Das Verwaltungsgericht erlaubt weitere Rodungen für die Hesse-Bahn – falls keine Biotope betroffen sind.

Karlsruhe - Ein klares „Sowohl-als-auch“-Urteil hat die 8. Kammer des Karlsruher Verwaltungsgerichtes am Donnerstag gefällt. Denn teilweise darf der Landkreis Calw die Baumfällarbeiten jetzt fortsetzen, teilweise aber eben auch nicht.

 

Die Gleisabschnitte für die geplante Hesse-Bahn, in denen die Rodungsarbeiten weiterhin untersagt bleiben, sind in dem Urteilsspruch des Verwaltungsgerichtes genau aufgelistet. Ferner wird untersagt, „die entlang der Bahnstrecke Calw-Weil der Stadt gelegenen Fledermaushöhlenbäume zu fällen“, heißt es in dem Urteil. „Entlang der Bahnkilometer, die Biotope betreffen, sind keine Rodungen erlaubt“, erklärt Nancy Kapell, die Pressesprecherin des Karlsruher Verwaltungsgerichtes.

Der Nabu fühlt sich bestätigt

Dort geklagt hatte der Naturschutzbund (Nabu) Deutschland. „Wir haben den Eilantrag eingereicht, um weitere irreparable Schäden in der Natur zu verhindern. Das ist uns jetzt im ersten Schritt gelungen“, sagt Johannes Enssle, der Nabu-Landesvorsitzende. Auch wenn der Nabu mit dem Urteil nicht vollständig Recht bekommen hat, fühlt sich Johannes Enssle dennoch bestätigt. „Die Teilabschnitte, in denen die Rodungen jetzt erlaubt sind, sind für den Naturschutz unkritisch“, erklärt er.

Anlass für den Nabu-Eilantrag waren vier Klagen beim Verwaltungsgerichtshof Mannheim (VGH) gegen den Tunnel-Neubau bei Ostelsheim, der für die Hermann-Hesse-Bahn notwendig ist. Solange hier kein Urteil vorliege, dürfe der Landkreis Calw mit seinen Rodungsarbeiten keine Fakten schaffen, hatte der Nabu erklärt und den Eilantrag in Karlsruhe eingereicht.

„Das Gericht hat bestätigt: Solange nicht klar ist, ob die Rodungsmaßnahmen entlang der Bahnstrecke mit dem Biotop- und Artenschutz vereinbar oder von den zuständigen Behörden genehmigt sind, darf die Natur vor Ort nicht weiter geschädigt werden“, erläutert der Nabu-Landesvorsitzende Enssle.

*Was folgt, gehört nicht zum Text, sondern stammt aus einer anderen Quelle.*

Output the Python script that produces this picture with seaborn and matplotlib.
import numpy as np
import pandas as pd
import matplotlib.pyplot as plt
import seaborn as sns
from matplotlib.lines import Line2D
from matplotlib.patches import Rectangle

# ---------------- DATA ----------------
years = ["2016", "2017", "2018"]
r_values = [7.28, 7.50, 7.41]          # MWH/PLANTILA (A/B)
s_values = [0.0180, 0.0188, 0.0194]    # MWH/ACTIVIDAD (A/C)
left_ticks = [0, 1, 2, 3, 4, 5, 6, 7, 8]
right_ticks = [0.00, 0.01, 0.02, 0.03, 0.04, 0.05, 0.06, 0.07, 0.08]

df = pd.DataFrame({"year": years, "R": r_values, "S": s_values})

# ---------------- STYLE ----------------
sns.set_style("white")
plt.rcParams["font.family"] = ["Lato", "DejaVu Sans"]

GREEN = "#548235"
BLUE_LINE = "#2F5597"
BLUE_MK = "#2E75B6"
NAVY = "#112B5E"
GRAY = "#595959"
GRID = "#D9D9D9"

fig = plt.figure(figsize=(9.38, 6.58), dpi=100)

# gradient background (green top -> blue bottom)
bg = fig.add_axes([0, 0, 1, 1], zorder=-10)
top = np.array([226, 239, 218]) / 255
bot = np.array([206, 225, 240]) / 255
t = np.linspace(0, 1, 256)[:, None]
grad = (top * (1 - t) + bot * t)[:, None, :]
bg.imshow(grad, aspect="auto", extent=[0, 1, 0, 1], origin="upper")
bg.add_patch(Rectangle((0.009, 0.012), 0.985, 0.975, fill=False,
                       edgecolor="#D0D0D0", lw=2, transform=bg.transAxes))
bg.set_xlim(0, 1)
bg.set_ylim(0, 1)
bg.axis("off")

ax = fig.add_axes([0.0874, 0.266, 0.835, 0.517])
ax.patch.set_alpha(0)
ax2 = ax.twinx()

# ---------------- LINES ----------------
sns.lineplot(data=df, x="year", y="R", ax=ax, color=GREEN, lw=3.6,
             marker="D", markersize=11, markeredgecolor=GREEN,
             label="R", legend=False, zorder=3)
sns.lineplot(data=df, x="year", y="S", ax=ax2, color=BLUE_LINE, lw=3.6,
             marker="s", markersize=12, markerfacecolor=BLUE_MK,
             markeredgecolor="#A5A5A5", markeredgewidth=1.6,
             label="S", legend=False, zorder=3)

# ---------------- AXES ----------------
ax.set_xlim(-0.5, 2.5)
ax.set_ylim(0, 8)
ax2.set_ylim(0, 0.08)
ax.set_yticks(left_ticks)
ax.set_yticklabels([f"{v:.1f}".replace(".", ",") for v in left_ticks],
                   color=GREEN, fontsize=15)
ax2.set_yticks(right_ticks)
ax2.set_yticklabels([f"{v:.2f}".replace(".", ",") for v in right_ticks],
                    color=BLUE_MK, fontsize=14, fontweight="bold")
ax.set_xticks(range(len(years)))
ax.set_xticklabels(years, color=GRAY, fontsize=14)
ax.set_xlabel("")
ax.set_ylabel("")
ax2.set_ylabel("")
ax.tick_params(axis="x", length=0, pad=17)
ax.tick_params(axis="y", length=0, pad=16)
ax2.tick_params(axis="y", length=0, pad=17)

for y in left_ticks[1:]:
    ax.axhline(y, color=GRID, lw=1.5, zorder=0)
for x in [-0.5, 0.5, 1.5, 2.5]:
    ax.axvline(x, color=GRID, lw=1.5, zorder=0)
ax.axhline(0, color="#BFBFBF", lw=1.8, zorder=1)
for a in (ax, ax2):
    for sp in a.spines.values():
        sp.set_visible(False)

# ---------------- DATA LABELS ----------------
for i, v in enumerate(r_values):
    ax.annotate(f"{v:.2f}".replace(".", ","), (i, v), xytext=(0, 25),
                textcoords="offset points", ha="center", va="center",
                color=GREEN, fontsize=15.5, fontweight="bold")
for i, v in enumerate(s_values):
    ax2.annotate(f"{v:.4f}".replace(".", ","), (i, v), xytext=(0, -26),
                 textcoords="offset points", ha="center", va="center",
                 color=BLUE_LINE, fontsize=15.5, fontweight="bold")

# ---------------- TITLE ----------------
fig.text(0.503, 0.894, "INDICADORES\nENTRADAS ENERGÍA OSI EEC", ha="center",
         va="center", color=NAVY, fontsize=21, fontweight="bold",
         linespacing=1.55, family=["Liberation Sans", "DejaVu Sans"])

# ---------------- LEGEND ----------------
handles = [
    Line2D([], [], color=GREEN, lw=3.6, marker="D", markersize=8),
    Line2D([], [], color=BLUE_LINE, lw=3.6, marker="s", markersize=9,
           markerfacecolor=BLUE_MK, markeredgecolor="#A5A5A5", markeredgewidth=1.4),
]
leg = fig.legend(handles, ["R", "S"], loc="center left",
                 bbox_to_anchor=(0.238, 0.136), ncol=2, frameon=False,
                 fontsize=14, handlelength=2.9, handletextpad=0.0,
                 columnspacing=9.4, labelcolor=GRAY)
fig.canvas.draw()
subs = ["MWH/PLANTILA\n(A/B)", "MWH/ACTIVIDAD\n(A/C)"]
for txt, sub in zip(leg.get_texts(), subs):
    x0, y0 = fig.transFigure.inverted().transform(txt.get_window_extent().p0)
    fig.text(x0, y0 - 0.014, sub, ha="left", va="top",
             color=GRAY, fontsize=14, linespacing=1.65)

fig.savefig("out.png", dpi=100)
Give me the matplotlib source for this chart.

Wann das Urteil aus Mannheim vorliegen wird, kann niemand sagen. Johannes Enssle rechnet aber damit, dass das frühestens im Mai 2017 der Fall sein wird. So lange darf das Landratsamt Calw jetzt also an den sensiblen Stellen nicht weiterarbeiten. Inwiefern dieses Urteil das Gesamtprojekt Hermann-Hesse-Bahn verzögern wird, konnte man beim Calwer Landratsamt am Donnerstag noch nicht genau sagen. „Das müssen wir jetzt prüfen“, teilt Anja Härtel, die Pressesprecherin, mit. „Voraussichtlich“ gebe es keine Auswirkungen auf das Gesamtprojekt.

Die Abläufe beim Bau der Bahn verschieben sich

„Es wird aber zu internen Verschiebungen der Abläufe kommen“, sagt sie. Zum Beispiel konzentrieren sich die Planer im Landratsamt jetzt auf die Brücke in Calw-Heumaden. „Da können wir ja weitermachen, deshalb setzen wir dort im Frühjahr den Spatenstich für die Brücke“, sagt Anja Härtel.

Derweil setzt der Nabu auch unter seinem neuen, Ende November gewählten Vorsitzenden Johannes Enssle seinen Konfrontationskurs gegen die Hesse-Bahn fort. „Landrat Riegger möchte mit dem Kopf durch die Wand“, formuliert der 34-Jährige seinen Eindruck von dem Vorhaben. „Unsere Vorschläge wurden nie ernsthaft geprüft.“ Damit meint er etwa den Vorstoß, mit der Hesse-Bahn mit nur 30 Stundenkilometern durch die alten Tunnel zu fahren, um Kollisionen mit den dortigen Fledermäusen zu verhindern. „Ich bin begeisterter Bahnfahrer“, stimmt Johannes Enssle aber auch versöhnlichere Töne an. „Ich würde gerne mit dem Zug auch nach Calw fahren.“ Aber das dürfe eben nicht auf dem Rücken des Naturschutzes geschehen.